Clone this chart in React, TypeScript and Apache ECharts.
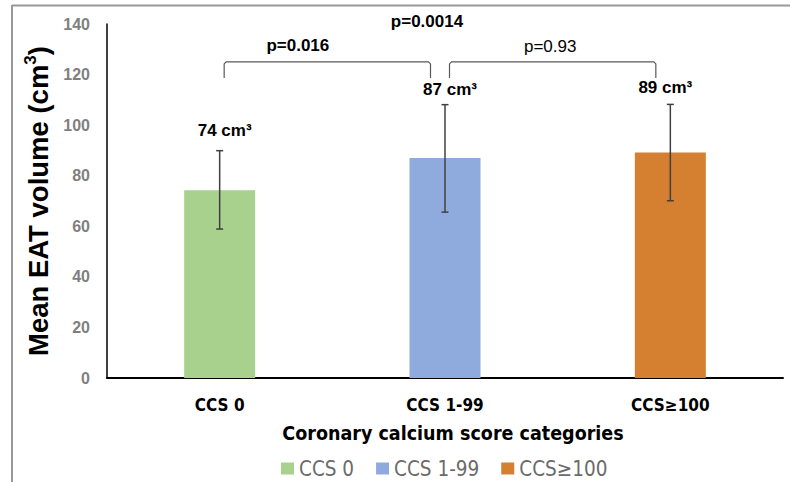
import React, { useEffect, useRef } from "react";
import * as echarts from "echarts";

const categories = ["CCS 0", "CCS 1-99", "CCS≥100"];
const means = [74.3, 87.0, 89.2];
const errLow = [58.9, 65.6, 70.1];
const errHigh = [89.9, 108.1, 108.2];
const valueLabels = ["74 cm³", "87 cm³", "89 cm³"];
const barColors = ["#A9D18E", "#8FAADC", "#D58030"];
const yMin = 0;
const yMax = 140;
const yInterval = 20;

const comparisonFrom = [0, 1, 0];
const comparisonTo = [1, 2, 2];
const comparisonLabels = ["p=0.016", "p=0.93", "p=0.0014"];
const comparisonBold = [true, false, true];
const comparisonHasBracket = [true, true, false];
const bracketTop = 125;
const bracketLeg = 118.6;

// style nudges (pixels)
const labelDx = [5, 5, -5];
const labelDy = [20, 15, 17];
const pTextDx = [-34.5, -7.5, -18];
const pTextDy = [-16, -15, -40];

const ARIAL = "'Liberation Sans', Arial, sans-serif";
const NARROW = "'Liberation Sans Narrow', 'Arial Narrow', 'DejaVu Sans Condensed', sans-serif";

export default function App() {
  const ref = useRef<HTMLDivElement>(null);
  useEffect(() => {
    if (!ref.current) return;
    const chart = echarts.init(ref.current, null, { renderer: "svg" });
    const barSeries = categories.map((c, i) => ({
      type: "bar",
      name: c,
      stack: "all",
      barWidth: 71,
      data: categories.map((_, j) => (j === i ? means[i] : "-")),
      itemStyle: { color: barColors[i] },
    }));
    const option: any = {
      animation: false,
      backgroundColor: "#ffffff",
      grid: { left: 107, right: 7, top: 24, bottom: 104 },
      legend: {
        data: categories,
        left: 276,
        top: 453,
        icon: "rect",
        itemWidth: 13,
        itemHeight: 12,
        itemGap: 22,
        textStyle: { fontFamily: NARROW, fontSize: 20.5, color: "#6b6b6b" },
      },
      xAxis: {
        type: "category",
        data: categories,
        axisLine: { lineStyle: { color: "#000", width: 2 } },
        axisTick: { show: false },
        axisLabel: { margin: 18, fontFamily: NARROW, fontWeight: "bold", fontSize: 17, color: "#000" },
        name: "Coronary calcium score categories",
        nameLocation: "middle",
        nameGap: 45,
        nameTextStyle: { fontFamily: NARROW, fontWeight: "bold", fontSize: 19.5, color: "#000", padding: [0, 0, 0, 16] },
      },
      yAxis: {
        type: "value",
        min: yMin,
        max: yMax,
        interval: yInterval,
        splitLine: { show: false },
        axisTick: { show: false },
        axisLine: { show: true, lineStyle: { color: "#000", width: 1.5 } },
        axisLabel: { margin: 17, fontFamily: ARIAL, fontWeight: "bold", fontSize: 16, color: "#7f7f7f" },
        name: "{a|Mean EAT volume (cm}{s|3}{a|)}",
        nameLocation: "middle",
        nameGap: 50,
        nameTextStyle: {
          rich: {
            a: { fontFamily: ARIAL, fontWeight: "bold", fontSize: 27.5, color: "#000", lineHeight: 32 },
            s: { fontFamily: ARIAL, fontWeight: "bold", fontSize: 17, color: "#000", lineHeight: 20, verticalAlign: "top" },
          },
        },
      },
      graphic: [
        { type: "line", shape: { x1: 12, y1: 5.5, x2: 790, y2: 5.5 }, style: { stroke: "#999", lineWidth: 2 } },
        { type: "line", shape: { x1: 12, y1: 5, x2: 12, y2: 482 }, style: { stroke: "#999", lineWidth: 2 } },
      ],
      series: [
        ...barSeries,
        {
          type: "custom",
          z: 10,
          silent: true,
          encode: { x: 0, y: [1, 2] },
          data: categories.map((_, i) => [i, errLow[i], errHigh[i]]),
          renderItem: (params: any, api: any) => {
            const i = params.dataIndex;
            const x = api.value(0);
            const lo = api.coord([x, api.value(1)]);
            const hi = api.coord([x, api.value(2)]);
            const hw = 3.5;
            const st = { stroke: "#404040", lineWidth: 1.5 };
            return {
              type: "group",
              children: [
                { type: "line", shape: { x1: lo[0], y1: lo[1], x2: hi[0], y2: hi[1] }, style: st },
                { type: "line", shape: { x1: hi[0] - hw, y1: hi[1], x2: hi[0] + hw, y2: hi[1] }, style: st },
                { type: "line", shape: { x1: lo[0] - hw, y1: lo[1], x2: lo[0] + hw, y2: lo[1] }, style: st },
                {
                  type: "text",
                  x: hi[0] + labelDx[i],
                  y: hi[1] - labelDy[i],
                  style: {
                    text: valueLabels[i],
                    fontFamily: ARIAL,
                    fontWeight: "bold",
                    fontSize: 17,
                    fill: "#000",
                    align: "center",
                    verticalAlign: "middle",
                  },
                },
              ],
            };
          },
        },
        {
          type: "custom",
          z: 10,
          silent: true,
          encode: { x: [0, 1], y: 2 },
          data: comparisonFrom.map((f, k) => [f, comparisonTo[k], bracketTop, bracketLeg]),
          renderItem: (params: any, api: any) => {
            const k = params.dataIndex;
            const a = api.coord([api.value(0), api.value(2)]);
            const b = api.coord([api.value(1), api.value(2)]);
            const legY = api.coord([api.value(0), api.value(3)])[1];
            const xl = a[0] + 4.5;
            const xr = b[0] - 14.5;
            const y = a[1];
            const children: any[] = [];
            if (comparisonHasBracket[k]) {
              children.push({
                type: "polyline",
                shape: { points: [[xl, legY], [xl, y + 2], [xl + 2, y], [xr - 2, y], [xr, y + 2], [xr, legY]] },
                style: { stroke: "#595959", lineWidth: 1.2, fill: "none" },
              });
            }
            children.push({
              type: "text",
              x: (a[0] + b[0]) / 2 + pTextDx[k],
              y: y + pTextDy[k],
              style: {
                text: comparisonLabels[k],
                fontFamily: ARIAL,
                fontWeight: comparisonBold[k] ? "bold" : "normal",
                fontSize: 17,
                fill: "#000",
                align: "center",
                verticalAlign: "middle",
              },
            });
            return { type: "group", children };
          },
        },
      ],
    };
    chart.setOption(option);
    return () => chart.dispose();
  }, []);
  return <div ref={ref} style={{ position: "absolute", left: 0, top: 0, width: 790, height: 482 }} />;
}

○ ○ ○ ○ ○

> _REQUIREMENTS_: Up to and including the line containing "Sans Narrow', 'Arial", repeat every line from the start of the data, but none of the pictures.

> _EXERCISE SOLUTION_:
Clone this chart in React, TypeScript and Apache ECharts.
import React, { useEffect, useRef } from "react";
import * as echarts from "echarts";

const categories = ["CCS 0", "CCS 1-99", "CCS≥100"];
const means = [74.3, 87.0, 89.2];
const errLow = [58.9, 65.6, 70.1];
const errHigh = [89.9, 108.1, 108.2];
const valueLabels = ["74 cm³", "87 cm³", "89 cm³"];
const barColors = ["#A9D18E", "#8FAADC", "#D58030"];
const yMin = 0;
const yMax = 140;
const yInterval = 20;

const comparisonFrom = [0, 1, 0];
const comparisonTo = [1, 2, 2];
const comparisonLabels = ["p=0.016", "p=0.93", "p=0.0014"];
const comparisonBold = [true, false, true];
const comparisonHasBracket = [true, true, false];
const bracketTop = 125;
const bracketLeg = 118.6;

// style nudges (pixels)
const labelDx = [5, 5, -5];
const labelDy = [20, 15, 17];
const pTextDx = [-34.5, -7.5, -18];
const pTextDy = [-16, -15, -40];

const ARIAL = "'Liberation Sans', Arial, sans-serif";
const NARROW = "'Liberation Sans Narrow', 'Arial Narrow', 'DejaVu Sans Condensed', sans-serif";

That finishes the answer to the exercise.